• _SUPPLIED INFORMATION_
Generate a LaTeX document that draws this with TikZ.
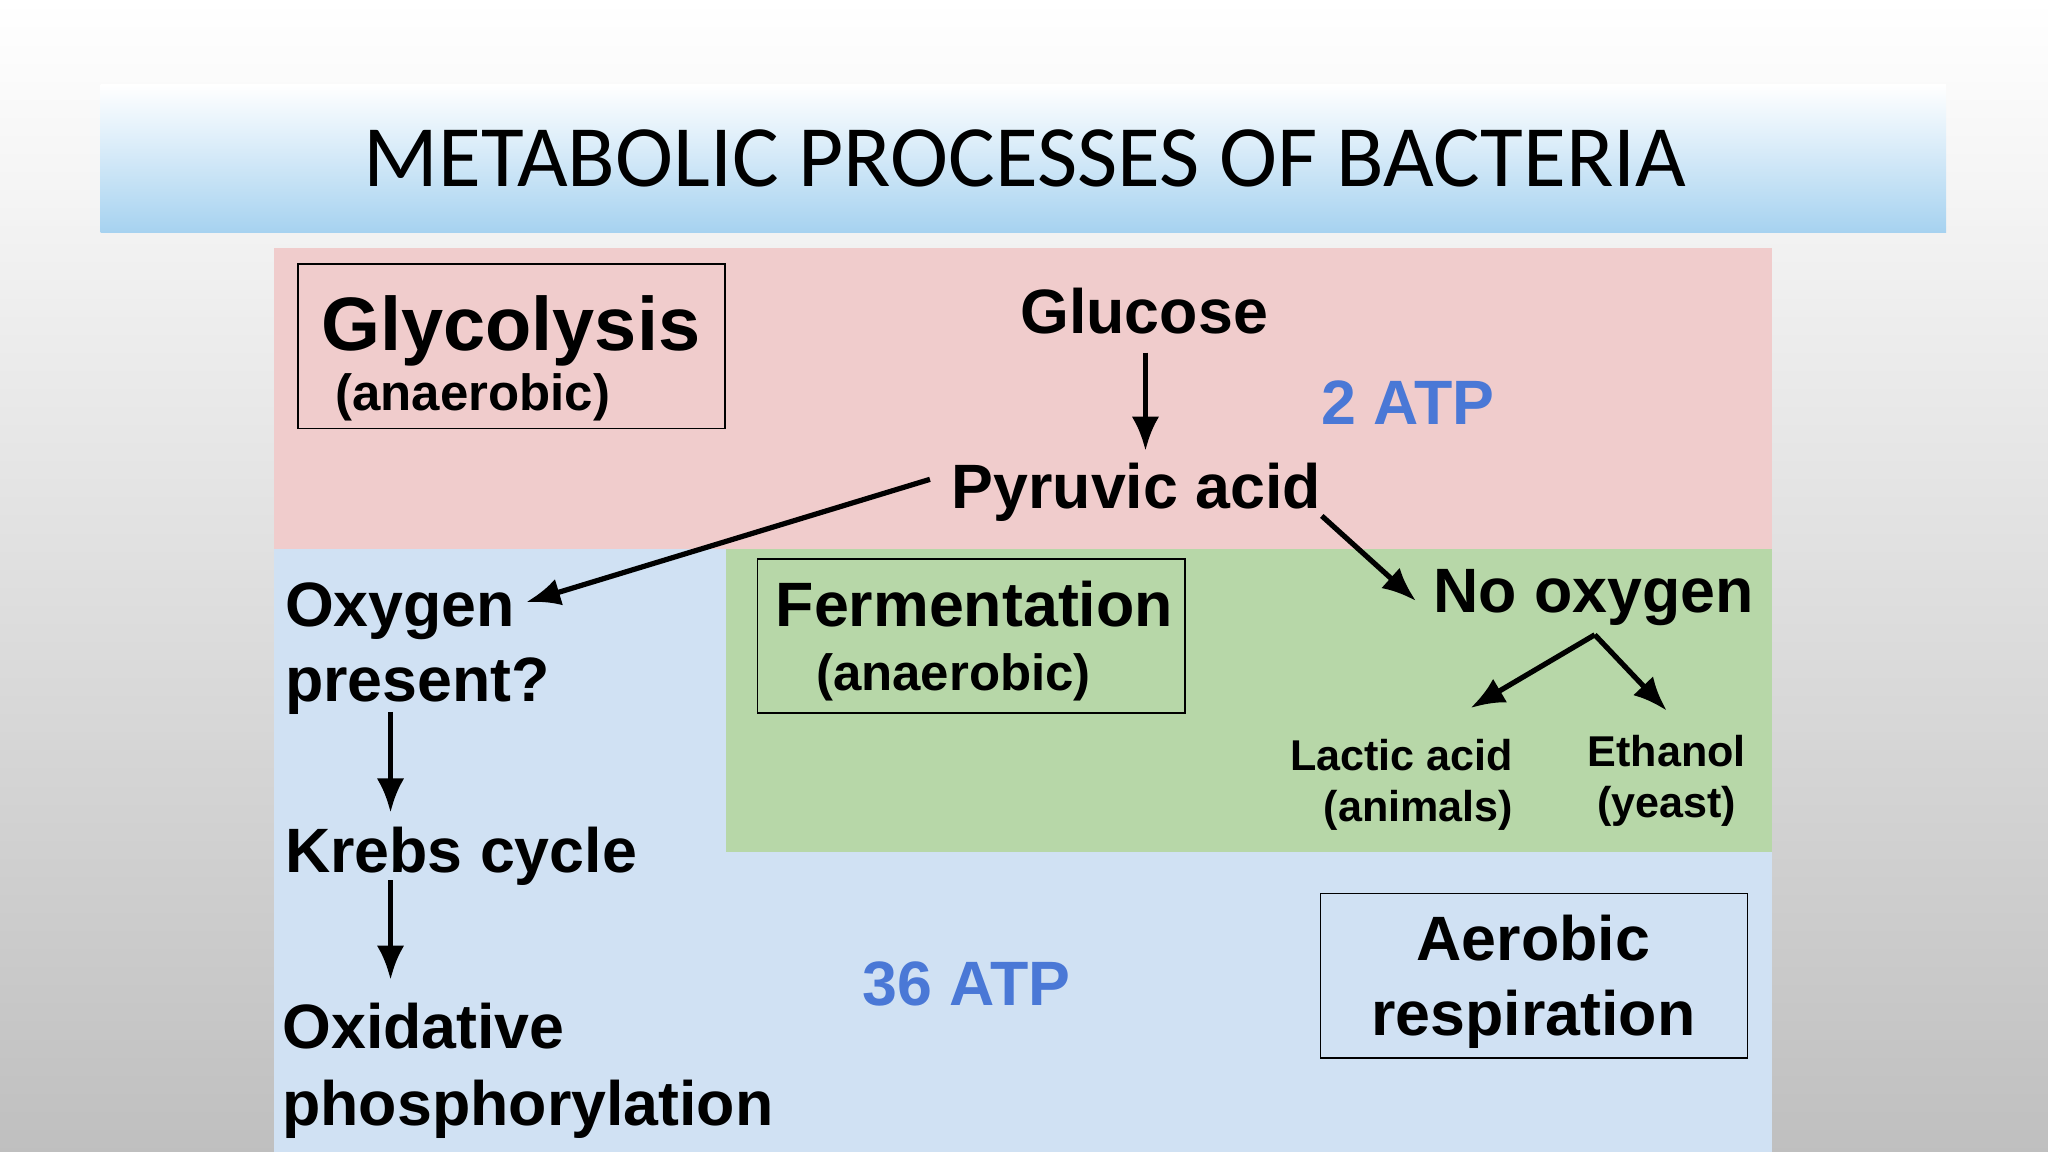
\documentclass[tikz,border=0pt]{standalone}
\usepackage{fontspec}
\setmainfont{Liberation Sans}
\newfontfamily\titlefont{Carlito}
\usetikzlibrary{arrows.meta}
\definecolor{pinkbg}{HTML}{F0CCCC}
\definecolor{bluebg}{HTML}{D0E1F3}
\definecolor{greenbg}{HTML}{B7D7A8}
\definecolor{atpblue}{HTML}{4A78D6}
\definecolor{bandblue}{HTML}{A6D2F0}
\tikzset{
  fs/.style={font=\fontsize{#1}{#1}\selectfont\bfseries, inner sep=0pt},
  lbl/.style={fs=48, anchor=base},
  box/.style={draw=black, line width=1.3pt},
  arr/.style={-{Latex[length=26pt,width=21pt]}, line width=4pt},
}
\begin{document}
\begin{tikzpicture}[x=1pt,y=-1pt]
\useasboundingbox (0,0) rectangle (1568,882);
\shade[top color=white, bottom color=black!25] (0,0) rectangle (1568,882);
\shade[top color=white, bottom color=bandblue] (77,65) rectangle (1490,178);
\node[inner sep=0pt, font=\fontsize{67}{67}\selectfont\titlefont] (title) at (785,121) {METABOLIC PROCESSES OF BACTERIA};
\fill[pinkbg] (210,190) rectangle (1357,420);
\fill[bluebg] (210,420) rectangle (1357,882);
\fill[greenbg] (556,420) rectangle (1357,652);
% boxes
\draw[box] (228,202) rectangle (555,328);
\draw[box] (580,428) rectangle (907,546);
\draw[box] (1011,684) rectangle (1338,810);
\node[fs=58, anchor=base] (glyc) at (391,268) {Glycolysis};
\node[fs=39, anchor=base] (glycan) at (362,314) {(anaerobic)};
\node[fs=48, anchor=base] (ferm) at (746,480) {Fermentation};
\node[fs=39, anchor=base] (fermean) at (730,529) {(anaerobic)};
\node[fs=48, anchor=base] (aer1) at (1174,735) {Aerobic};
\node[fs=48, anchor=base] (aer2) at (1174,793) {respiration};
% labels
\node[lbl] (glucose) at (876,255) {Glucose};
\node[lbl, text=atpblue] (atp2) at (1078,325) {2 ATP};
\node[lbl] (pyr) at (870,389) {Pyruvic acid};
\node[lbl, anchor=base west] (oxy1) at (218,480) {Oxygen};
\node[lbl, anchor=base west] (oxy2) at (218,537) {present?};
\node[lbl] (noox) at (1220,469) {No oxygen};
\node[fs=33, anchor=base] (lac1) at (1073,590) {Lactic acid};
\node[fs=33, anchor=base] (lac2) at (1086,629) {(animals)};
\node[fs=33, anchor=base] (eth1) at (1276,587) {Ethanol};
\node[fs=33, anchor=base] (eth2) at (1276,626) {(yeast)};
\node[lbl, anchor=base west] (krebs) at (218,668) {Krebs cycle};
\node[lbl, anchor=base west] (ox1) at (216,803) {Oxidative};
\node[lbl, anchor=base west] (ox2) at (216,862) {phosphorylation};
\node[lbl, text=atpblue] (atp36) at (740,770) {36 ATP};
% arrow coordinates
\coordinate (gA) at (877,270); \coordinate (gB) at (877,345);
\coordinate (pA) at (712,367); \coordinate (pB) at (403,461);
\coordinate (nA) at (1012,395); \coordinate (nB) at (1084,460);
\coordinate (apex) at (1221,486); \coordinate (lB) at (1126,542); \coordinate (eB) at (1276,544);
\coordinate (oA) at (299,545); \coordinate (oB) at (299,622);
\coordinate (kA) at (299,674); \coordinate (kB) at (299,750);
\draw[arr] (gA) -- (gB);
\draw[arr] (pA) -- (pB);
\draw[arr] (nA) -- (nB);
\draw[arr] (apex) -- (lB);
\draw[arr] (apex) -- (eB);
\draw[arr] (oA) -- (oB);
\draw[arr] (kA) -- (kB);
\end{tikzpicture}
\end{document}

• _AIM OF THE TASK_
Skip the images and write out the rest of the listing exactly.

• _COMPLETE ANSWER_
Generate a LaTeX document that draws this with TikZ.
\documentclass[tikz,border=0pt]{standalone}
\usepackage{fontspec}
\setmainfont{Liberation Sans}
\newfontfamily\titlefont{Carlito}
\usetikzlibrary{arrows.meta}
\definecolor{pinkbg}{HTML}{F0CCCC}
\definecolor{bluebg}{HTML}{D0E1F3}
\definecolor{greenbg}{HTML}{B7D7A8}
\definecolor{atpblue}{HTML}{4A78D6}
\definecolor{bandblue}{HTML}{A6D2F0}
\tikzset{
  fs/.style={font=\fontsize{#1}{#1}\selectfont\bfseries, inner sep=0pt},
  lbl/.style={fs=48, anchor=base},
  box/.style={draw=black, line width=1.3pt},
  arr/.style={-{Latex[length=26pt,width=21pt]}, line width=4pt},
}
\begin{document}
\begin{tikzpicture}[x=1pt,y=-1pt]
\useasboundingbox (0,0) rectangle (1568,882);
\shade[top color=white, bottom color=black!25] (0,0) rectangle (1568,882);
\shade[top color=white, bottom color=bandblue] (77,65) rectangle (1490,178);
\node[inner sep=0pt, font=\fontsize{67}{67}\selectfont\titlefont] (title) at (785,121) {METABOLIC PROCESSES OF BACTERIA};
\fill[pinkbg] (210,190) rectangle (1357,420);
\fill[bluebg] (210,420) rectangle (1357,882);
\fill[greenbg] (556,420) rectangle (1357,652);
% boxes
\draw[box] (228,202) rectangle (555,328);
\draw[box] (580,428) rectangle (907,546);
\draw[box] (1011,684) rectangle (1338,810);
\node[fs=58, anchor=base] (glyc) at (391,268) {Glycolysis};
\node[fs=39, anchor=base] (glycan) at (362,314) {(anaerobic)};
\node[fs=48, anchor=base] (ferm) at (746,480) {Fermentation};
\node[fs=39, anchor=base] (fermean) at (730,529) {(anaerobic)};
\node[fs=48, anchor=base] (aer1) at (1174,735) {Aerobic};
\node[fs=48, anchor=base] (aer2) at (1174,793) {respiration};
% labels
\node[lbl] (glucose) at (876,255) {Glucose};
\node[lbl, text=atpblue] (atp2) at (1078,325) {2 ATP};
\node[lbl] (pyr) at (870,389) {Pyruvic acid};
\node[lbl, anchor=base west] (oxy1) at (218,480) {Oxygen};
\node[lbl, anchor=base west] (oxy2) at (218,537) {present?};
\node[lbl] (noox) at (1220,469) {No oxygen};
\node[fs=33, anchor=base] (lac1) at (1073,590) {Lactic acid};
\node[fs=33, anchor=base] (lac2) at (1086,629) {(animals)};
\node[fs=33, anchor=base] (eth1) at (1276,587) {Ethanol};
\node[fs=33, anchor=base] (eth2) at (1276,626) {(yeast)};
\node[lbl, anchor=base west] (krebs) at (218,668) {Krebs cycle};
\node[lbl, anchor=base west] (ox1) at (216,803) {Oxidative};
\node[lbl, anchor=base west] (ox2) at (216,862) {phosphorylation};
\node[lbl, text=atpblue] (atp36) at (740,770) {36 ATP};
% arrow coordinates
\coordinate (gA) at (877,270); \coordinate (gB) at (877,345);
\coordinate (pA) at (712,367); \coordinate (pB) at (403,461);
\coordinate (nA) at (1012,395); \coordinate (nB) at (1084,460);
\coordinate (apex) at (1221,486); \coordinate (lB) at (1126,542); \coordinate (eB) at (1276,544);
\coordinate (oA) at (299,545); \coordinate (oB) at (299,622);
\coordinate (kA) at (299,674); \coordinate (kB) at (299,750);
\draw[arr] (gA) -- (gB);
\draw[arr] (pA) -- (pB);
\draw[arr] (nA) -- (nB);
\draw[arr] (apex) -- (lB);
\draw[arr] (apex) -- (eB);
\draw[arr] (oA) -- (oB);
\draw[arr] (kA) -- (kB);
\end{tikzpicture}
\end{document}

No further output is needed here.